The task of finding a chief executive to succeed Sir Stuart Rose at Marks and Spencer became even more difficult yesterday as a leading candidate resigned and the retailer posted a 40 per cent slump in profits and risked the ire of its private shareholders by slashing its dividend for the first time in nearly a decade.
The downbeat statement came as Sir Stuart forecast that the high street bellwether's UK gross margins would deteriorate further this year, and said he had not seen any green shoots of recovery. However, he was upbeat about M&S's launch this week of a new marketing slogan, "quality worth every penny", and the introduction of a mid-range sub-brand of casualwear for men and women, called Indigo.
The resignation of Carl Leaver, the director of international, home and M&S Direct, came after he was told his responsibilities for its home business and e-commerce were being given to other executives. Mr Leaver and Steve Esom, the former head of food who left after about a year in the job, both joined M&S in 2007 and were considered to be strong candidates to succeed Sir Stuart when he steps down, which will be no later than 31 July 2011.
Mr Leaver will stay on for a few more months but his departure leaves Ian Dyson, the group finance and operations director, and Kate Bostock, the executive director of clothing, as the two internal frontrunners for the top job. Yesterday, Sir Stuart said any announcement about his successor was unlikely this year, but the group expected to appoint someone next year. He again reiterated his desire for an internal candidate to succeed him, but Justin King, the Sainsbury's chief executive, is considered to be a potentially stronger candidate.
City analysts are far from decided if either internal candidate will get the job, although Mr Dyson's chances are considered better than Ms Bostock's. Tony Shiret, an analyst at Credit Suisse, said: "Her range of experience is not that wide and she has been in charge of clothing and that has performed very poorly."
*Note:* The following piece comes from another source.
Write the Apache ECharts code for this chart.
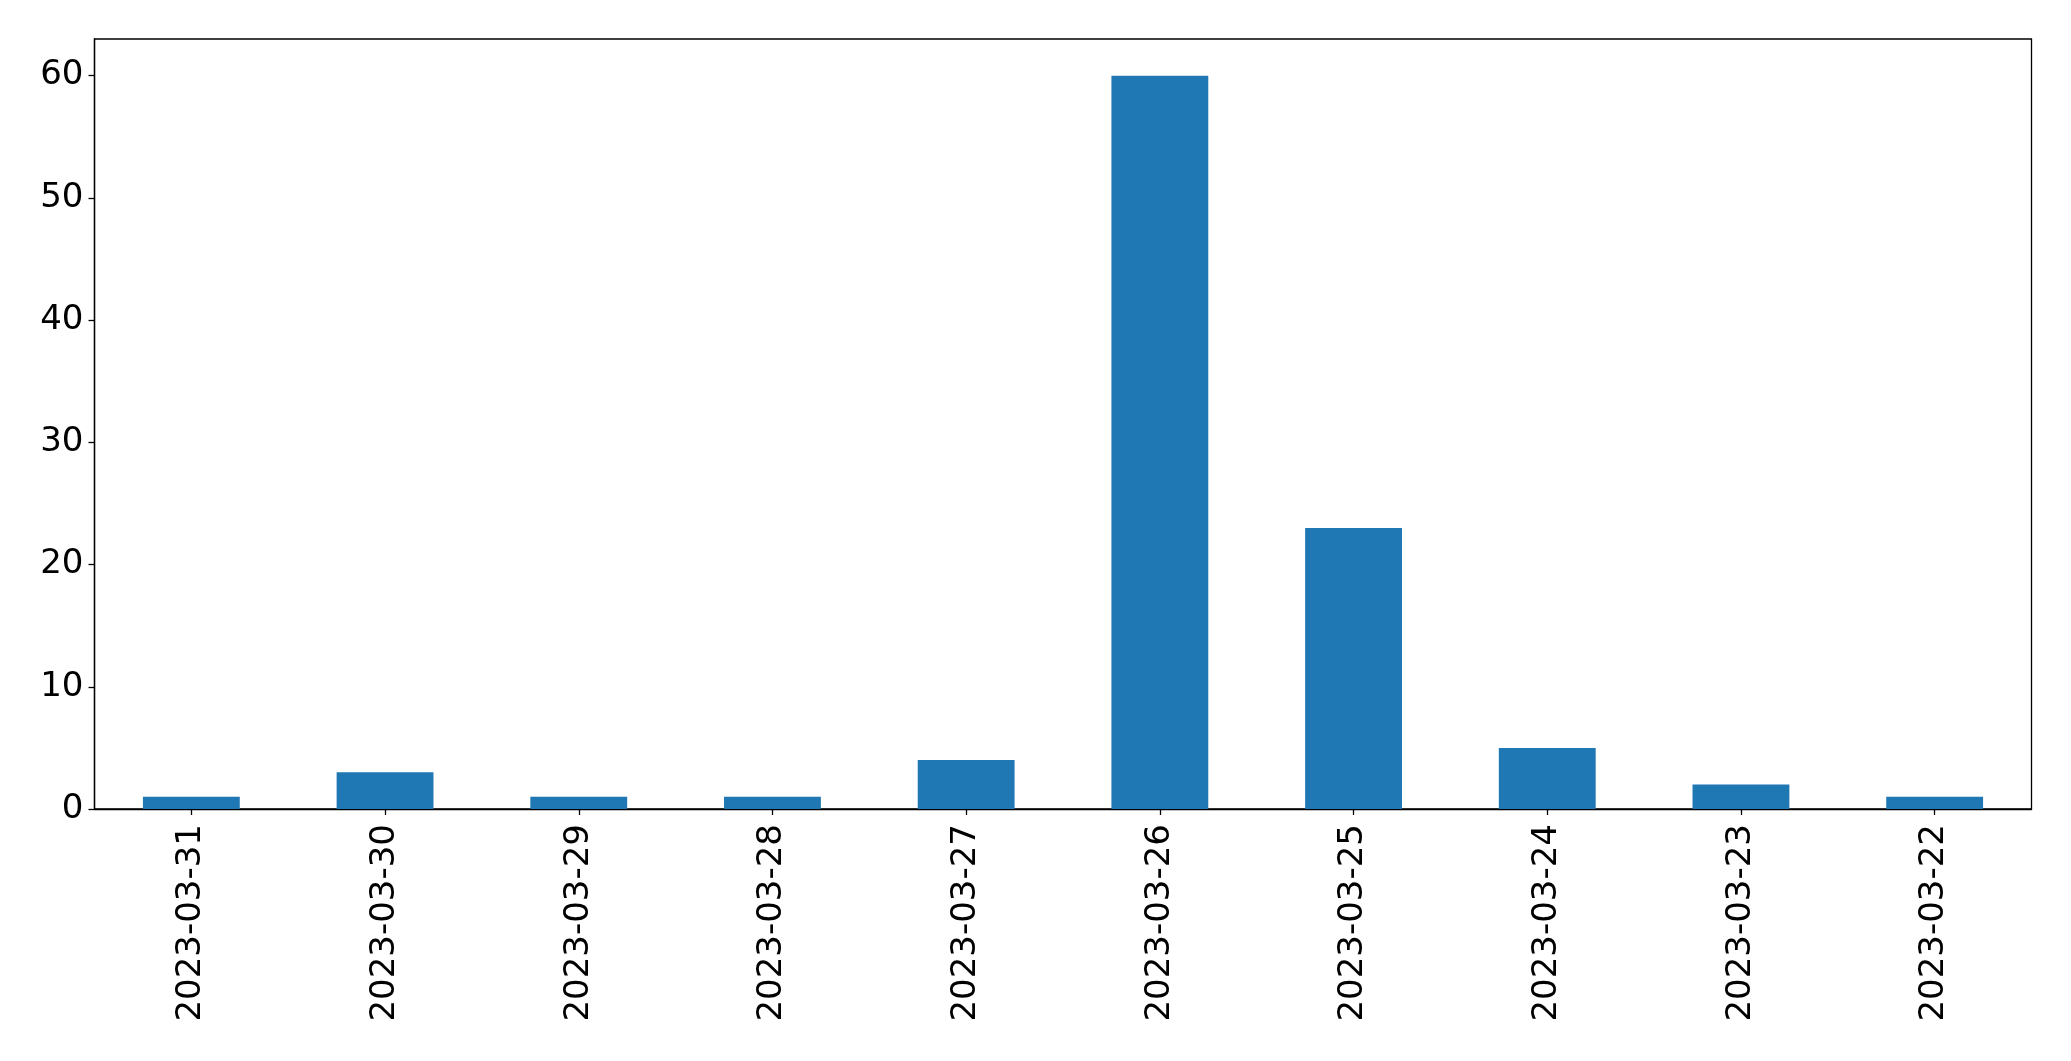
<!DOCTYPE html>
<html>
<head>
<meta charset="utf-8">
<script src="https://cdn.jsdelivr.net/npm/echarts@6/dist/echarts.min.js"></script>
<style>html,body{margin:0;padding:0;background:#fff}#c{width:2071px;height:1061px}</style>
</head>
<body>
<div id="c"></div>
<script>
const categories = ["2023-03-31","2023-03-30","2023-03-29","2023-03-28","2023-03-27","2023-03-26","2023-03-25","2023-03-24","2023-03-23","2023-03-22"];
const values = [1,3,1,1,4,60,23,5,2,1];
const yTicks = [0,10,20,30,40,50,60];

const chart = echarts.init(document.getElementById('c'));
chart.setOption({
  animation: false,
  backgroundColor: '#fff',
  textStyle: {fontFamily: 'DejaVu Sans'},
  grid: {left: 94.5, right: 39.5, top: 39, bottom: 252, containLabel: false, show: true, borderColor: '#000', borderWidth: 1.3, backgroundColor: 'transparent'},
  xAxis: {
    type: 'category',
    data: categories,
    axisLine: {show: true, lineStyle: {color: '#000', width: 1.3}},
    axisTick: {show: true, alignWithLabel: true, length: 6, lineStyle: {color: '#000', width: 1.3}},
    axisLabel: {rotate: 90, fontSize: 34, color: '#000', margin: 15, fontFamily: 'DejaVu Sans', interval: 0}
  },
  yAxis: {
    type: 'value',
    min: 0, max: 63,
    splitLine: {show: false},
    axisLine: {show: true, lineStyle: {color: '#000', width: 1.3}},
    axisTick: {show: true, length: 6, customValues: yTicks, lineStyle: {color: '#000', width: 1.3}},
    axisLabel: {fontSize: 34, color: '#000', margin: 11, fontFamily: 'DejaVu Sans', customValues: yTicks}
  },
  series: [{
    type: 'bar',
    data: values,
    barWidth: '50%',
    itemStyle: {color: '#1f77b4'}
  }]
});
</script>
</body>
</html>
Ms Bostock has also been given responsibility for M&S's home division, while Mr Dyson's has been put in overall charge of a new transformation programme called "2020 – Doing the right thing", that seeks to make M&S more efficient in key areas, including multi-channel, international operations and communications with customers. Nick Bubb, an analyst at Pali International, said M&S was pointing at Mr Dyson being the "lead candidate but he is not a shoo-in". He added: "I don't think he is massively popular in the City."
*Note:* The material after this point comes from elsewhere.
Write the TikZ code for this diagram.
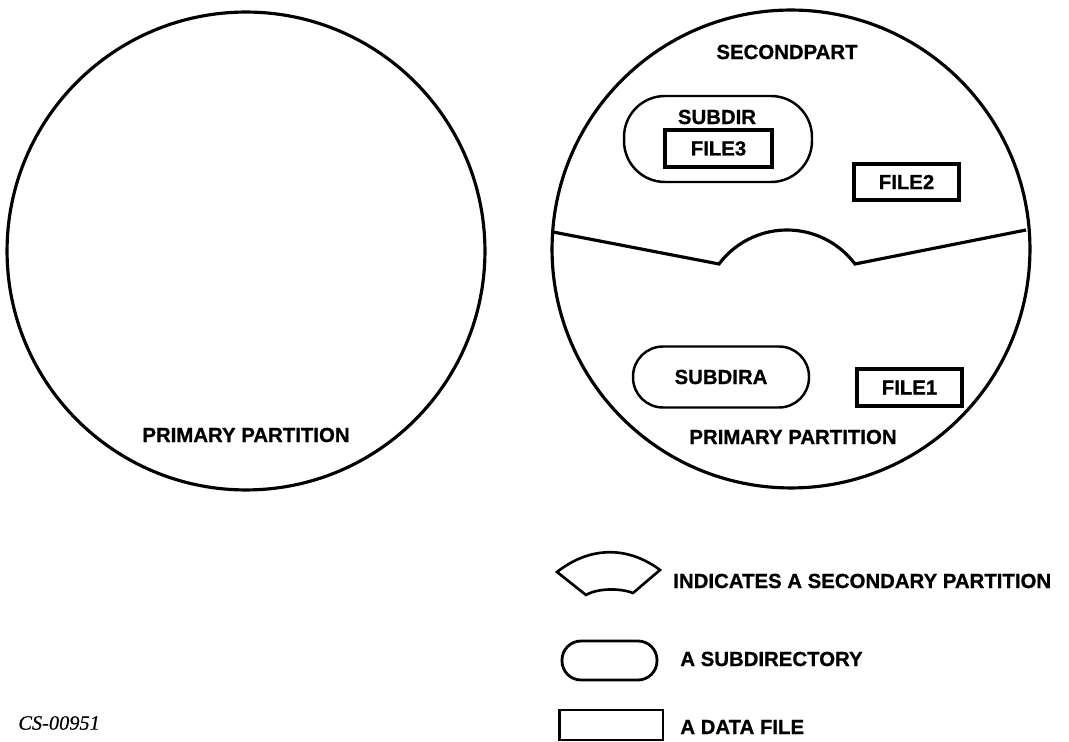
\documentclass[tikz,border=0pt]{standalone}
\usepackage{fontspec}
\setmainfont{Liberation Sans}
\newfontfamily\heavy[FakeBold=0.8]{Liberation Sans Bold}
\newfontfamily\serifit[FakeBold=0.4]{Liberation Serif Italic}
\begin{document}
\begin{tikzpicture}[x=0.02cm,y=-0.02cm,
  lbl/.style={font=\heavy\fontsize{11.6}{13}\selectfont, inner sep=0pt},
  disk/.style={circle, draw, line width=1.8pt, minimum size=9.56cm, inner sep=0pt},
  filebox/.style={draw, line width=2pt, rectangle, inner sep=0pt, font=\heavy\fontsize{11.6}{13}\selectfont},
  dirbox/.style={draw, line width=1.4pt, rectangle, inner sep=0pt, font=\heavy\fontsize{11.6}{13}\selectfont},
  part/.style={line width=1.8pt, line join=miter}]
\useasboundingbox (0,0) rectangle (1069,742);

% left disk
\node[disk] (left) at (246,251) {};
\node[lbl] (lpp) at (246,435) {PRIMARY PARTITION};

% right disk
\node[disk] (right) at (791,249) {};
\node[lbl] (sp) at (787,52) {SECONDPART};
\node[dirbox, rounded corners=0.82cm, minimum width=3.76cm, minimum height=1.72cm] (subdir) at (718,139) {};
\node[lbl] (subdirt) at (717,117) {SUBDIR};
\node[filebox, minimum width=2.14cm, minimum height=0.74cm] (file3) at (718.5,148.5) {FILE3};
\node[filebox, minimum width=2.1cm, minimum height=0.72cm] (file2) at (906.5,182) {FILE2};
\draw[part] (553,232) -- (719,264) arc[start angle=143.13, end angle=36.87, radius=1.7cm] -- (1026,230);
\node[dirbox, rounded corners=0.6cm, minimum width=3.52cm, minimum height=1.22cm] (subdira) at (721,377) {SUBDIRA};
\node[filebox, minimum width=2.1cm, minimum height=0.74cm] (file1) at (909.5,387.5) {FILE1};
\node[lbl] (rpp) at (793,437) {PRIMARY PARTITION};

% legend
\draw[line width=1.5pt, line join=miter] (557,572) .. controls (590,546) and (628,546) .. (660,570)
  -- (633,593) .. controls (620,588) and (598,588) .. (586,595) -- cycle;
\node[lbl, anchor=west] (l1) at (673,581) {INDICATES A SECONDARY PARTITION};
\node[dirbox, line width=1.6pt, rounded corners=0.38cm, minimum width=1.9cm, minimum height=0.78cm] (l2box) at (609.5,660.5) {};
\node[lbl, anchor=west] (l2) at (680,659) {A SUBDIRECTORY};
\node[filebox, line width=1.7pt, minimum width=2.08cm, minimum height=0.6cm] (l3box) at (611,725) {};
\node[lbl, anchor=west] (l3) at (680,727) {A DATA FILE};

\node[inner sep=0pt, anchor=west, font=\serifit\fontsize{11.6}{13}\selectfont] (cs) at (18,723) {CS-00951};
\end{tikzpicture}
\end{document}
M&S said it would slash its dividend by a third to 15p a share from the current 22.5p a share. Its final dividend for 2008-9 has been reduced to 9.5p a share, which will be followed by a reduction of 2009-10 interim dividend to 5.5p a share. Sir Stuart added: "The outlook is uncertain and we need our balance sheet to retain its strength and flexibility." The dividend cut will save about £120m on an annualised basis.
For the 52 weeks ended 28 March 2009, the group's adjusted pre-tax profits fell by 40 per cent to £604.4m. M&S's UK like-for-like general merchandise sales, largely clothing, fell by 6.9 per cent and underlying food sales fell by 5 per cent. Sir Stuart said it had been a "challenging" year for sales of menswear and womenswear, suggesting that it had lost market share, but childrenswear and lingerie sales fared better. Total sales were boosted by a 25 per cent uplift in international markets and M&S will lower its capital expenditure to £400m this year from £652m last year.
On the UK economy, Sir Stuart said: "There is more stability. It has not got any worse and that is good because last year it got worse evevery week."